The Zuora Central platform provides powerful usage-based billing services. Usage information is processed by rating & billing engines, and is exposed through the REST API and data sources. Usage information can also be presented on invoices.
Because many customers integrate with Zuora for their usage-based business, there are billions of usage records occupying terabytes of space in our transactional databases. Currently, these usage records - together with other platform data - are sharded (distributed) across multiple database instances in our US and EU data centers.
One of the most common problems with our current architecture is that when a bill run processes a large volume of usage data, the bill run consumes lots of system resources and performs a lot of database I/O. This has the side effect of impacting other backend jobs running on the same application server and database shard.
As we are reinventing Zuora’s usage billing service, we would like to build a new standalone microservice and break out the usage data from our sharded MySQL platform. The new Usage service will provide an new set of data access API operations for all related business areas, including:
Usage record create, update, delete
Usage record query
Usage record aggregation
After analyzing existing customer data and behavior, we finalized a set of business requirements that represent the key problems that need to be solved. In addition, because each service team owns its own full stack, operational effort and maintenance complexity are aspects that we also need to consider as part of our set of requirements.
Fast write and read concurrency
Support real-time API integration for data loading and retrieval
Efficient querying and support for ad hoc queries
Filters on columns are based on functional requirements and are not predictable during the initial table design phase
Consistency after each transaction
Basic reporting and analytics support
Large data volume
Tens of billions of objects and TBs of data
Thousands of records loaded per second
Hot and cold data separation and archiving ease
Durability, availability and resilience
On-demand and scalable
We need a flexible solution that we can quickly scale to handle increasing volumes of data
As we evaluated different database technologies, our first candidate was MySQL; it’s the database we’re currently using for the Zuora Central platform. We also looked into non-relational solutions such as MongoDB and Cassandra. Since Zuora’s microservice architecture are being implemented on AWS, RDS Aurora, RDS MySQL/Postgres and DynamoDB were also on the evaluation candidate list.

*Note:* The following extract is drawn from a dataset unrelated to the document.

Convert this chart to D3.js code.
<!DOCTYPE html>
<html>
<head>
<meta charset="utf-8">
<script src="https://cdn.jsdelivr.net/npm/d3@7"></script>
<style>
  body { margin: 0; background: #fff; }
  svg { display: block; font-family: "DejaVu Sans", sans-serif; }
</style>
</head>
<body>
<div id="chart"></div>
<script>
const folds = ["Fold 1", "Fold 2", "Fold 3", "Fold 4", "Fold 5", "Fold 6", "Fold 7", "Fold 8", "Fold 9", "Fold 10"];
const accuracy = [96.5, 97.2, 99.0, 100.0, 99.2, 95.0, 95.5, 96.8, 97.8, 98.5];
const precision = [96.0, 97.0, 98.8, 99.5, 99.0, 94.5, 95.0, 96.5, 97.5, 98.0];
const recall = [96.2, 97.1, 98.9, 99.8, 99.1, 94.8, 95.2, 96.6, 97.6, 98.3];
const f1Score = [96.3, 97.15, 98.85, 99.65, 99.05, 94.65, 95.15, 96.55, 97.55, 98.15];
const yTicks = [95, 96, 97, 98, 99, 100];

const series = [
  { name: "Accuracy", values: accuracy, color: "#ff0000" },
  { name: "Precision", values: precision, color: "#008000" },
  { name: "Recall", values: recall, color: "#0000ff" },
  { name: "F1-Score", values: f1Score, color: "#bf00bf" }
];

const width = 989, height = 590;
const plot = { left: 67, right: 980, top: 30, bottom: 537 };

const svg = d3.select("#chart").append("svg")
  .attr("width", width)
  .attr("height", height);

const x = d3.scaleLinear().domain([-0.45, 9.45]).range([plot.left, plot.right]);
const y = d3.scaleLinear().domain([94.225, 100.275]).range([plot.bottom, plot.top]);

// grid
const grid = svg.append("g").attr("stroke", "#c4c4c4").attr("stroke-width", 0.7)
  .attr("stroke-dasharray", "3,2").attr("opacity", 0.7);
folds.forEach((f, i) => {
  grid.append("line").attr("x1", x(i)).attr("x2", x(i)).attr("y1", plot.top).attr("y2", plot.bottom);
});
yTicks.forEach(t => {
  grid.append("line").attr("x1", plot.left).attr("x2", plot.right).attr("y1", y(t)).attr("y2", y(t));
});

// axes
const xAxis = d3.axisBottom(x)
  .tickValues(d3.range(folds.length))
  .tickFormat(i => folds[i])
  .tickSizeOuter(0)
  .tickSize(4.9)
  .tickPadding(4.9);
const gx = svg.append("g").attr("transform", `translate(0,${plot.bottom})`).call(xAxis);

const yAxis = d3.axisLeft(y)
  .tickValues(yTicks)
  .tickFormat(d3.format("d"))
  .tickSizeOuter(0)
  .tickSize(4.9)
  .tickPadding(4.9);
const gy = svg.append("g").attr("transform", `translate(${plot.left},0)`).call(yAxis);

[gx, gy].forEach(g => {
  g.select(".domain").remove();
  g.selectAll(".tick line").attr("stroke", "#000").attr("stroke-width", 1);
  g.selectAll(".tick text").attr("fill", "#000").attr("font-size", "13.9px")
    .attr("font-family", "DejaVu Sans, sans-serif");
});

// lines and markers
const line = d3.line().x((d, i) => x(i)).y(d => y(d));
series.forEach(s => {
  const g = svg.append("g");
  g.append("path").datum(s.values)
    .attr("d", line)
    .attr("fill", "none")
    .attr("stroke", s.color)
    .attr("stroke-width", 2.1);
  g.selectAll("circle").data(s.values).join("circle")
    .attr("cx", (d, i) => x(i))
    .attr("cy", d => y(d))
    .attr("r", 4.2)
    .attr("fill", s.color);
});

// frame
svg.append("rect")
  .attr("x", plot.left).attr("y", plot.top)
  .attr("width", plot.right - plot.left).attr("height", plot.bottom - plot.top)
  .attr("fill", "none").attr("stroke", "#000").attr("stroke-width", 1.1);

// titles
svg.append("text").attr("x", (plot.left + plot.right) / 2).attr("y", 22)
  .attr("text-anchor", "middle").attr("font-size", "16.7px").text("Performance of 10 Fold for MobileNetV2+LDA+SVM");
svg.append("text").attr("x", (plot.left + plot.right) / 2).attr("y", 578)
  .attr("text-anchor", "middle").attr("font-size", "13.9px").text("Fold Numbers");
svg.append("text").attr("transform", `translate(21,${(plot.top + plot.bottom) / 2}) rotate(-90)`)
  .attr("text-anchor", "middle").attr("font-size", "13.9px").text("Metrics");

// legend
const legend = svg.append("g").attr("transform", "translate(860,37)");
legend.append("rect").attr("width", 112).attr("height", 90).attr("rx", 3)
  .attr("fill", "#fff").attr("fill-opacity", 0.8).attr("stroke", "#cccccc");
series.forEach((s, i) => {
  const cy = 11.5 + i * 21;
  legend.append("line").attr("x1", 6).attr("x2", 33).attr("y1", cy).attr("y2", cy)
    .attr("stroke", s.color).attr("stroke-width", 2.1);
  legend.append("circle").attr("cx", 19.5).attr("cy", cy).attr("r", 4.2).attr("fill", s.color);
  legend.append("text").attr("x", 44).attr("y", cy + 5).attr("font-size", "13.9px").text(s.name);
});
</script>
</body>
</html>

We’ll assume that you have the ability to look up each database technology to learn more about some of their characteristics, so we’ll skip straight to why we ended up choosing Aurora :-)
It’s probably more interesting to start with why none of the other database technologies fit the bill, so here goes:
MongoDB does meet the requirements on read & write performance, ad-hoc query and data volume support. However, it doesn’t support BigDecimal out of the box, meaning that we’d have to write some custom logic to handle it. Also, AWS does not have a native MongoDB service, and there’s a chance that any third-party MongoDB technology might fail in our security review.

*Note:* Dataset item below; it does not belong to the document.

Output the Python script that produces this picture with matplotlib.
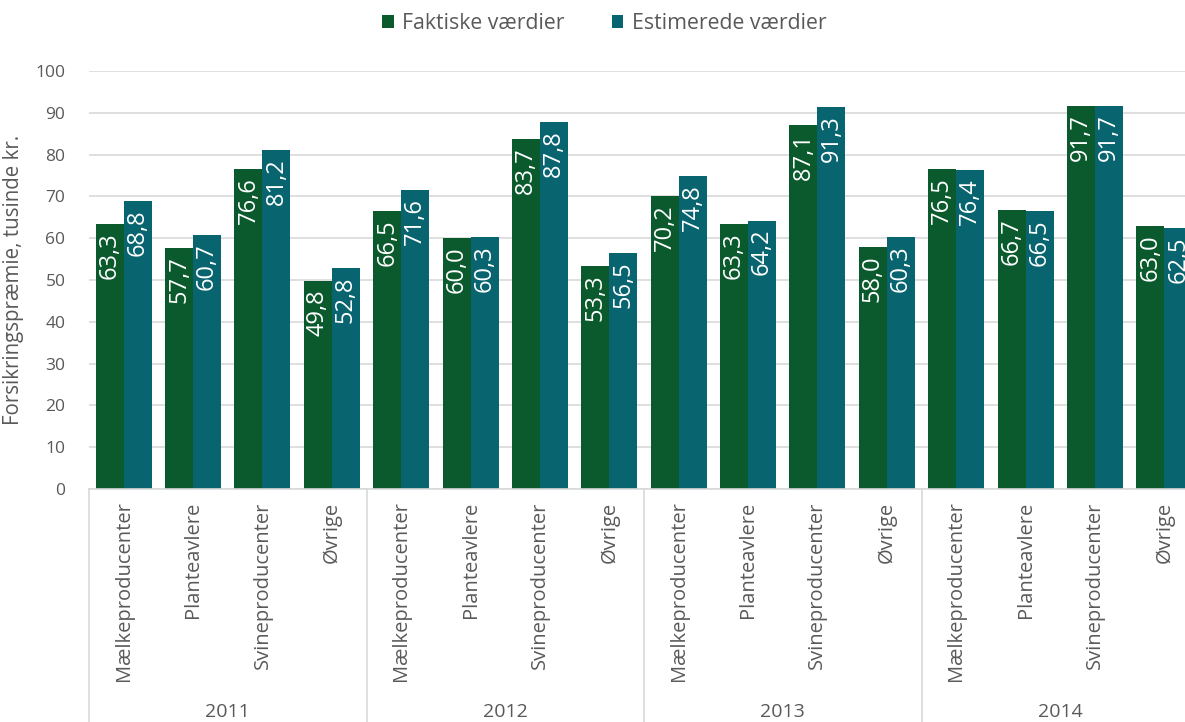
import numpy as np
import matplotlib.pyplot as plt
import matplotlib.transforms as mtransforms

plt.rcParams['font.family'] = ['Open Sans', 'DejaVu Sans']

years = ["2011", "2012", "2013", "2014"]
groups = ["Mælkeproducenter", "Planteavlere", "Svineproducenter", "Øvrige"]
faktiske = [63.3, 57.7, 76.6, 49.8,
            66.5, 60.0, 83.7, 53.3,
            70.2, 63.3, 87.1, 58.0,
            76.5, 66.7, 91.7, 63.0]
estimerede = [68.8, 60.7, 81.2, 52.8,
              71.6, 60.3, 87.8, 56.5,
              74.8, 64.2, 91.3, 60.3,
              76.4, 66.5, 91.7, 62.5]

green = "#0b5a2d"
teal = "#08646f"
grey = "#595959"
gridc = "#d9d9d9"

fig = plt.figure(figsize=(11.85, 7.22), dpi=100)
# plot area runs a bit past the right edge of the figure
ax = fig.add_axes([89 / 1185, 233 / 722, 1110 / 1185, 418 / 722])

n = len(faktiske)
x = np.arange(n) + 0.5
w = 0.403
b1 = ax.bar(x - w / 2, faktiske, w, color=green, label="Faktiske værdier", zorder=2)
b2 = ax.bar(x + w / 2, estimerede, w, color=teal, label="Estimerede værdier", zorder=2)

def fmt(v):
    return f"{v:.1f}".replace(".", ",")

for bars, vals in ((b1, faktiske), (b2, estimerede)):
    for r, v in zip(bars, vals):
        ax.annotate(fmt(v), (r.get_x() + r.get_width() / 2, v),
                    xytext=(0, -6), textcoords="offset points",
                    rotation=90, ha="center", va="top",
                    color="white", fontsize=17, zorder=3)

ax.set_xlim(0, n)
ax.set_ylim(0, 100)
ax.set_yticks(np.arange(0, 101, 10))
ax.yaxis.grid(True, color=gridc, lw=1.2, zorder=0)
ax.set_xticks([])
ax.tick_params(axis="y", length=0, labelsize=12.5, labelcolor=grey, pad=17)
for s in ("top", "right", "left"):
    ax.spines[s].set_visible(False)
ax.spines["bottom"].set_color(gridc)
ax.spines["bottom"].set_linewidth(1.2)

ax.set_ylabel("Forsikringspræmie, tusinde kr.", fontsize=14.8, color=grey, labelpad=8)

trans = mtransforms.blended_transform_factory(ax.transData, ax.transAxes)
for i in range(n):
    ax.text(x[i], -0.03, groups[i % 4], transform=trans, rotation=90,
            ha="center", va="top", fontsize=14.5, color=grey, clip_on=False)
for k, yr in enumerate(years):
    ax.text(4 * k + 2, -0.533, yr, transform=trans, ha="center", va="center",
            fontsize=14, color=grey, clip_on=False)
    ax.plot([4 * k, 4 * k], [0, -0.6], transform=trans, color=gridc,
            lw=1.2, clip_on=False)

fig.legend(loc="upper center", bbox_to_anchor=(0.51, 1.008), ncol=2, frameon=False,
           fontsize=15.3, handlelength=0.55, handleheight=0.55, handletextpad=0.4,
           columnspacing=2.2, labelcolor=grey)

fig.savefig("out.png", dpi=100)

We did consider setting up our own MongoDB cluster, but operational efforts weighed too heavy for the service team; a MongoDB cluster would have to be company infrastructure maintained by a dedicated team.
Cassandra meets most of the requirements, but “ad hoc” query performance would suffer. A rule of thumb for Cassandra table design is having clearly defined access patterns with partition and keys clustered correspondingly. With this in mind, it would be hard to get good performance key design doesn’t consider the query. Also, secondary indexes are tricky to use and can impact performance greatly. This posed too much risk as features are developing incrementally, and model and access patterns can change and are unpredictable.
DynamoDB can retrieve data quickly using keys and also supports secondary indexes per table. However, creating secondary indexes actually creates another table which references back to the primary key of the original table. This means that clients should use the queried back primary key to query the original table for the attributes. Also, the number of indexes that can be created is limited, and this doesn’t bode well for complex business use cases where access patterns change.
DynamoDB also has a 1MB limitation on the result set size from a query, and clients have to use the LastEvaluatedKey from the query response to retrieve more results by pagination. This requires us to perform throughput benchmarking for tables and indexes, which, if not optimally selected, ends up either costing you unused read and write throughput, or causes DynamoDB to reject your query if throughput limits are hit.
MySQL is what we’re using today, maintained by a dedicated Technical DBA Operations team. From a functional perspective, it has all the requirements for our service. Also, our developers are more familiar with MySQL compared to other candidates. Generally speaking, MySQL is our plan B if we don’t have any other choices.
So, then, why did we choose Aurora?
Aurora is MySQL 5.6 compatible. It has good read and write performance, and also supports ad hoc queries. Amazon claims that it has up to five times the performance of MySQL. Despite the fact that our service needs to deal with its own partition or sharding strategy, we have more to gain then compromise or lose if we go with Aurora:
Backup & Recovery - In many SaaS platforms, including Zuora's, data backup and recovery capabilities are one of the most important items in the system design. Aurora reduces the backup and recovery operational overhead and any out of band automation required to perform replicated backups across AZs and regions.
Storage Auto-scaling - We need support for a large volume of data in our service, even though we relocate “cold” data to cheaper storage like S3 after a certain period of time. We also don’t want to provision storage in advance. So we need the storage to scale automatically; Aurora can grow in increments of 10 GB up to a maximum of 64 TB. The scaling is totally transparent and doesn’t introduce any downtime when we need to resize data.
Encryption - We need to secure data both in transit and at rest. Aurora supports SSL for data in transit and encrypted data at rest in the underlying storage. Encryption and decryption are handled seamlessly, making it much easier for our service to support encryption.
Given all this, we decided to move forward with Aurora for our Usage Service!